* Begin Data for processing *

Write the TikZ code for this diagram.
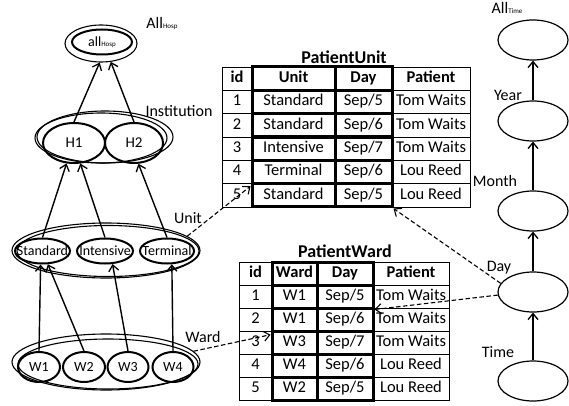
\documentclass[tikz,border=0pt]{standalone}
\usepackage{fontspec}
\setmainfont{Carlito}
\usetikzlibrary{shapes.geometric,arrows.meta}
\begin{document}
\begin{tikzpicture}[x=1pt,y=-1pt,
  el/.style={draw, ellipse, inner sep=0pt, line width=2pt},
  outer/.style={draw, ellipse, inner sep=0pt, line width=1.1pt},
  tel/.style={draw, ellipse, inner sep=0pt, line width=1.2pt, minimum width=70pt, minimum height=40pt},
  lbl/.style={font=\fontsize{16}{16}\selectfont, inner sep=0pt},
  etext/.style={font=\fontsize{14}{14}\selectfont, inner sep=0pt},
  arr/.style={line width=1.4pt, -{Straight Barb[length=6pt,width=10pt,line width=1.3pt]}},
  darr/.style={line width=1.1pt, dash pattern=on 4.5pt off 2.5pt, -{Straight Barb[length=6pt,width=10pt,line width=1.1pt]}},
  cell/.style={draw, line width=0.7pt, inner sep=0pt, text height=11.5pt, text depth=3.5pt, font=\fontsize{16.5}{16.5}\selectfont},
  tcell/.style={draw, line width=3pt, inner sep=0pt, text height=11.5pt, text depth=3.5pt, font=\fontsize{16.5}{16.5}\selectfont},
  ttl/.style={font=\bfseries\fontsize{18}{18}\selectfont, inner sep=0pt}
]
\useasboundingbox (0,0) rectangle (569,406);

% ---------- Hospital hierarchy ----------
\node[outer, minimum width=72pt, minimum height=37pt] (allO) at (101,43.5) {};
\node[el, minimum width=60pt, minimum height=25pt,
      label={[etext]center:all{\fontsize{7}{7}\selectfont Hosp}}] (allI) at (102,42) {};
\node[lbl] (lAllH) at (162,24) {All{\fontsize{7}{7}\selectfont Hosp}};

\node[outer, minimum width=132pt, minimum height=50pt] (instO2) at (101,138) {};
\node[outer, minimum width=136pt, minimum height=52pt] (instO) at (105,137) {};
\node[el, minimum width=62pt, minimum height=40pt,
      label={[etext, font=\fontsize{15}{15}\selectfont]center:H1}] (H1) at (74,143) {};
\node[el, minimum width=58pt, minimum height=40pt,
      label={[etext, font=\fontsize{15}{15}\selectfont]center:H2}] (H2) at (134,143) {};
\node[lbl] (lInst) at (179,111) {Institution};

\node[outer, minimum width=188pt, minimum height=55pt] (unitO) at (106,250.5) {};
\node[outer, minimum width=182pt, minimum height=51pt] (unitO2) at (108,251) {};
\node[el, minimum width=55pt, minimum height=25pt,
      label={[etext]center:Standard}] (Std) at (42.5,251) {};
\node[el, minimum width=56pt, minimum height=25pt,
      label={[etext]center:Intensive}] (Int) at (105,251) {};
\node[el, minimum width=54pt, minimum height=25pt,
      label={[etext]center:Terminal}] (Ter) at (167,251) {};
\node[lbl] (lUnit) at (188,218) {Unit};

\node[outer, minimum width=188pt, minimum height=56pt] (wardO) at (106,362) {};
\node[outer, minimum width=180pt, minimum height=50pt] (wardO2) at (108,364) {};
\node[el, minimum width=42pt, minimum height=30pt, label={[etext]center:W1}] (W1) at (39,367) {};
\node[el, minimum width=42pt, minimum height=30pt, label={[etext]center:W2}] (W2) at (84,367) {};
\node[el, minimum width=41pt, minimum height=30pt, label={[etext]center:W3}] (W3) at (128,367) {};
\node[el, minimum width=41pt, minimum height=30pt, label={[etext]center:W4}] (W4) at (173,367) {};
\node[lbl] (lWard) at (203,337) {Ward};

\draw[arr] (H1.north) -- (allO.266);
\draw[arr] (H2.north) -- (allO.298);
\draw[arr] (Std.north) -- (H1.250);
\draw[arr] (Int.north) -- (H1.287);
\draw[arr] (Ter.north) -- (H2.282);
\draw[arr] (W1.north) -- (Std.262);
\draw[arr] (W2.north) -- (Std.292);
\draw[arr] (W3.north) -- (Int.300);
\draw[arr] (W4.north) -- (Ter.290);

% ---------- Time hierarchy ----------
\node[tel] (tAll) at (533,40) {};
\node[tel] (tYear) at (533,121) {};
\node[tel] (tMonth) at (533,211) {};
\node[tel] (tDay) at (533,292) {};
\node[tel] (tTime) at (533,381) {};
\node[lbl] (lAllT) at (507,8) {All{\fontsize{7}{7}\selectfont Time}};
\node[lbl] (lYear) at (508,95) {Year};
\node[lbl] (lMonth) at (495,181) {Month};
\node[lbl] (lDay) at (499,268) {Day};
\node[lbl] (lTime) at (498,352) {Time};
\draw[arr] (tYear.north) -- (tAll.south);
\draw[arr] (tMonth.north) -- (tYear.south);
\draw[arr] (tDay.north) -- (tMonth.south);
\draw[arr] (tTime.north) -- (tDay.south);

% ---------- Table PatientUnit ----------
\node[ttl] (tPU) at (344,57) {PatientUnit};
\foreach \r/\a/\d in {0/\textbf{id}/\textbf{Patient}, 1/1/Tom Waits, 2/2/Tom Waits,
    3/3/Tom Waits, 4/4/Lou Reed, 5/5/Lou Reed}{
  \pgfmathsetmacro\yy{67+23.333*(\r+0.5)}
  \node[cell, minimum width=30pt, minimum height=23.33pt] (pu-\r-1) at (237,\yy) {\a};
  \node[cell, minimum width=78pt, minimum height=23.33pt] (pu-\r-4) at (431,\yy) {\d};
}
\foreach \r/\b/\c in {0/\textbf{Unit}/\textbf{Day}, 1/Standard/Sep\slash5, 2/Standard/Sep\slash6,
    3/Intensive/Sep\slash7, 4/Terminal/Sep\slash6, 5/Standard/Sep\slash5}{
  \pgfmathsetmacro\yy{67+23.333*(\r+0.5)}
  \node[tcell, minimum width=83pt, minimum height=23.33pt] (pu-\r-2) at (293.5,\yy) {\b};
  \node[tcell, minimum width=57pt, minimum height=23.33pt] (pu-\r-3) at (363.5,\yy) {\c};
}

% ---------- Table PatientWard ----------
\node[ttl] (tPW) at (345,251) {PatientWard};
\foreach \r/\a/\d in {0/\textbf{id}/\textbf{Patient}, 1/1/Tom Waits, 2/2/Tom Waits,
    3/3/Tom Waits, 4/4/Lou Reed, 5/5/Lou Reed}{
  \pgfmathsetmacro\yy{262+23*(\r+0.5)}
  \node[cell, minimum width=33pt, minimum height=23pt] (pw-\r-1) at (255.5,\yy) {\a};
  \node[cell, minimum width=76pt, minimum height=23pt] (pw-\r-4) at (411,\yy) {\d};
}
\foreach \r/\b/\c in {0/\textbf{Ward}/\textbf{Day}, 1/W1/Sep\slash5, 2/W1/Sep\slash6,
    3/W3/Sep\slash7, 4/W4/Sep\slash6, 5/W2/Sep\slash5}{
  \pgfmathsetmacro\yy{262+23*(\r+0.5)}
  \node[tcell, minimum width=45pt, minimum height=23pt] (pw-\r-2) at (294.5,\yy) {\b};
  \node[tcell, minimum width=56pt, minimum height=23pt] (pw-\r-3) at (345,\yy) {\c};
}

% ---------- dashed links ----------
\draw[darr] (unitO.10) -- (pu-5-2.168);
\draw[darr] (wardO.7) -- (pw-3-2.162);
\draw[darr] (tDay.165) -- (pu-5-3.south east);
\draw[darr] (tDay.185) -- (pw-1-3.south east);
\end{tikzpicture}
\end{document}
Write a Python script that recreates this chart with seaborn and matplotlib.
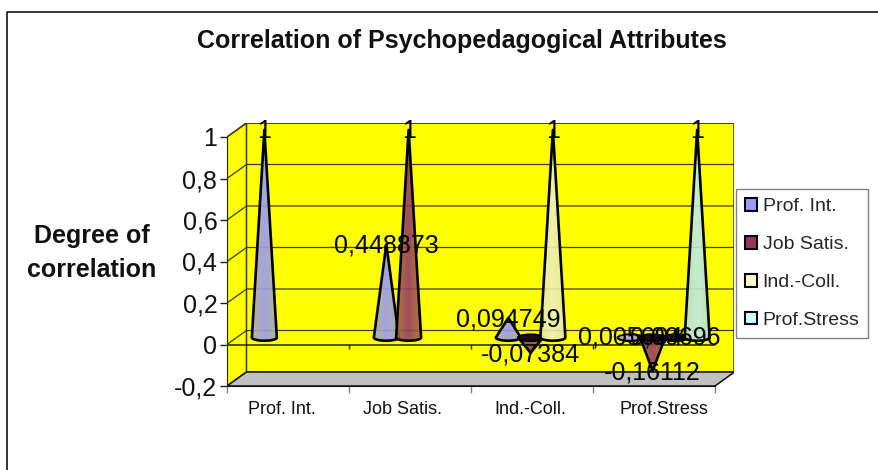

* End Data for processing *

Work instructions: The records above must be echoed exactly, minus their pictures.

Solution:
Write the TikZ code for this diagram.
\documentclass[tikz,border=0pt]{standalone}
\usepackage{fontspec}
\setmainfont{Carlito}
\usetikzlibrary{shapes.geometric,arrows.meta}
\begin{document}
\begin{tikzpicture}[x=1pt,y=-1pt,
  el/.style={draw, ellipse, inner sep=0pt, line width=2pt},
  outer/.style={draw, ellipse, inner sep=0pt, line width=1.1pt},
  tel/.style={draw, ellipse, inner sep=0pt, line width=1.2pt, minimum width=70pt, minimum height=40pt},
  lbl/.style={font=\fontsize{16}{16}\selectfont, inner sep=0pt},
  etext/.style={font=\fontsize{14}{14}\selectfont, inner sep=0pt},
  arr/.style={line width=1.4pt, -{Straight Barb[length=6pt,width=10pt,line width=1.3pt]}},
  darr/.style={line width=1.1pt, dash pattern=on 4.5pt off 2.5pt, -{Straight Barb[length=6pt,width=10pt,line width=1.1pt]}},
  cell/.style={draw, line width=0.7pt, inner sep=0pt, text height=11.5pt, text depth=3.5pt, font=\fontsize{16.5}{16.5}\selectfont},
  tcell/.style={draw, line width=3pt, inner sep=0pt, text height=11.5pt, text depth=3.5pt, font=\fontsize{16.5}{16.5}\selectfont},
  ttl/.style={font=\bfseries\fontsize{18}{18}\selectfont, inner sep=0pt}
]
\useasboundingbox (0,0) rectangle (569,406);

% ---------- Hospital hierarchy ----------
\node[outer, minimum width=72pt, minimum height=37pt] (allO) at (101,43.5) {};
\node[el, minimum width=60pt, minimum height=25pt,
      label={[etext]center:all{\fontsize{7}{7}\selectfont Hosp}}] (allI) at (102,42) {};
\node[lbl] (lAllH) at (162,24) {All{\fontsize{7}{7}\selectfont Hosp}};

\node[outer, minimum width=132pt, minimum height=50pt] (instO2) at (101,138) {};
\node[outer, minimum width=136pt, minimum height=52pt] (instO) at (105,137) {};
\node[el, minimum width=62pt, minimum height=40pt,
      label={[etext, font=\fontsize{15}{15}\selectfont]center:H1}] (H1) at (74,143) {};
\node[el, minimum width=58pt, minimum height=40pt,
      label={[etext, font=\fontsize{15}{15}\selectfont]center:H2}] (H2) at (134,143) {};
\node[lbl] (lInst) at (179,111) {Institution};

\node[outer, minimum width=188pt, minimum height=55pt] (unitO) at (106,250.5) {};
\node[outer, minimum width=182pt, minimum height=51pt] (unitO2) at (108,251) {};
\node[el, minimum width=55pt, minimum height=25pt,
      label={[etext]center:Standard}] (Std) at (42.5,251) {};
\node[el, minimum width=56pt, minimum height=25pt,
      label={[etext]center:Intensive}] (Int) at (105,251) {};
\node[el, minimum width=54pt, minimum height=25pt,
      label={[etext]center:Terminal}] (Ter) at (167,251) {};
\node[lbl] (lUnit) at (188,218) {Unit};

\node[outer, minimum width=188pt, minimum height=56pt] (wardO) at (106,362) {};
\node[outer, minimum width=180pt, minimum height=50pt] (wardO2) at (108,364) {};
\node[el, minimum width=42pt, minimum height=30pt, label={[etext]center:W1}] (W1) at (39,367) {};
\node[el, minimum width=42pt, minimum height=30pt, label={[etext]center:W2}] (W2) at (84,367) {};
\node[el, minimum width=41pt, minimum height=30pt, label={[etext]center:W3}] (W3) at (128,367) {};
\node[el, minimum width=41pt, minimum height=30pt, label={[etext]center:W4}] (W4) at (173,367) {};
\node[lbl] (lWard) at (203,337) {Ward};

\draw[arr] (H1.north) -- (allO.266);
\draw[arr] (H2.north) -- (allO.298);
\draw[arr] (Std.north) -- (H1.250);
\draw[arr] (Int.north) -- (H1.287);
\draw[arr] (Ter.north) -- (H2.282);
\draw[arr] (W1.north) -- (Std.262);
\draw[arr] (W2.north) -- (Std.292);
\draw[arr] (W3.north) -- (Int.300);
\draw[arr] (W4.north) -- (Ter.290);

% ---------- Time hierarchy ----------
\node[tel] (tAll) at (533,40) {};
\node[tel] (tYear) at (533,121) {};
\node[tel] (tMonth) at (533,211) {};
\node[tel] (tDay) at (533,292) {};
\node[tel] (tTime) at (533,381) {};
\node[lbl] (lAllT) at (507,8) {All{\fontsize{7}{7}\selectfont Time}};
\node[lbl] (lYear) at (508,95) {Year};
\node[lbl] (lMonth) at (495,181) {Month};
\node[lbl] (lDay) at (499,268) {Day};
\node[lbl] (lTime) at (498,352) {Time};
\draw[arr] (tYear.north) -- (tAll.south);
\draw[arr] (tMonth.north) -- (tYear.south);
\draw[arr] (tDay.north) -- (tMonth.south);
\draw[arr] (tTime.north) -- (tDay.south);

% ---------- Table PatientUnit ----------
\node[ttl] (tPU) at (344,57) {PatientUnit};
\foreach \r/\a/\d in {0/\textbf{id}/\textbf{Patient}, 1/1/Tom Waits, 2/2/Tom Waits,
    3/3/Tom Waits, 4/4/Lou Reed, 5/5/Lou Reed}{
  \pgfmathsetmacro\yy{67+23.333*(\r+0.5)}
  \node[cell, minimum width=30pt, minimum height=23.33pt] (pu-\r-1) at (237,\yy) {\a};
  \node[cell, minimum width=78pt, minimum height=23.33pt] (pu-\r-4) at (431,\yy) {\d};
}
\foreach \r/\b/\c in {0/\textbf{Unit}/\textbf{Day}, 1/Standard/Sep\slash5, 2/Standard/Sep\slash6,
    3/Intensive/Sep\slash7, 4/Terminal/Sep\slash6, 5/Standard/Sep\slash5}{
  \pgfmathsetmacro\yy{67+23.333*(\r+0.5)}
  \node[tcell, minimum width=83pt, minimum height=23.33pt] (pu-\r-2) at (293.5,\yy) {\b};
  \node[tcell, minimum width=57pt, minimum height=23.33pt] (pu-\r-3) at (363.5,\yy) {\c};
}

% ---------- Table PatientWard ----------
\node[ttl] (tPW) at (345,251) {PatientWard};
\foreach \r/\a/\d in {0/\textbf{id}/\textbf{Patient}, 1/1/Tom Waits, 2/2/Tom Waits,
    3/3/Tom Waits, 4/4/Lou Reed, 5/5/Lou Reed}{
  \pgfmathsetmacro\yy{262+23*(\r+0.5)}
  \node[cell, minimum width=33pt, minimum height=23pt] (pw-\r-1) at (255.5,\yy) {\a};
  \node[cell, minimum width=76pt, minimum height=23pt] (pw-\r-4) at (411,\yy) {\d};
}
\foreach \r/\b/\c in {0/\textbf{Ward}/\textbf{Day}, 1/W1/Sep\slash5, 2/W1/Sep\slash6,
    3/W3/Sep\slash7, 4/W4/Sep\slash6, 5/W2/Sep\slash5}{
  \pgfmathsetmacro\yy{262+23*(\r+0.5)}
  \node[tcell, minimum width=45pt, minimum height=23pt] (pw-\r-2) at (294.5,\yy) {\b};
  \node[tcell, minimum width=56pt, minimum height=23pt] (pw-\r-3) at (345,\yy) {\c};
}

% ---------- dashed links ----------
\draw[darr] (unitO.10) -- (pu-5-2.168);
\draw[darr] (wardO.7) -- (pw-3-2.162);
\draw[darr] (tDay.165) -- (pu-5-3.south east);
\draw[darr] (tDay.185) -- (pw-1-3.south east);
\end{tikzpicture}
\end{document}
Write a Python script that recreates this chart with seaborn and matplotlib.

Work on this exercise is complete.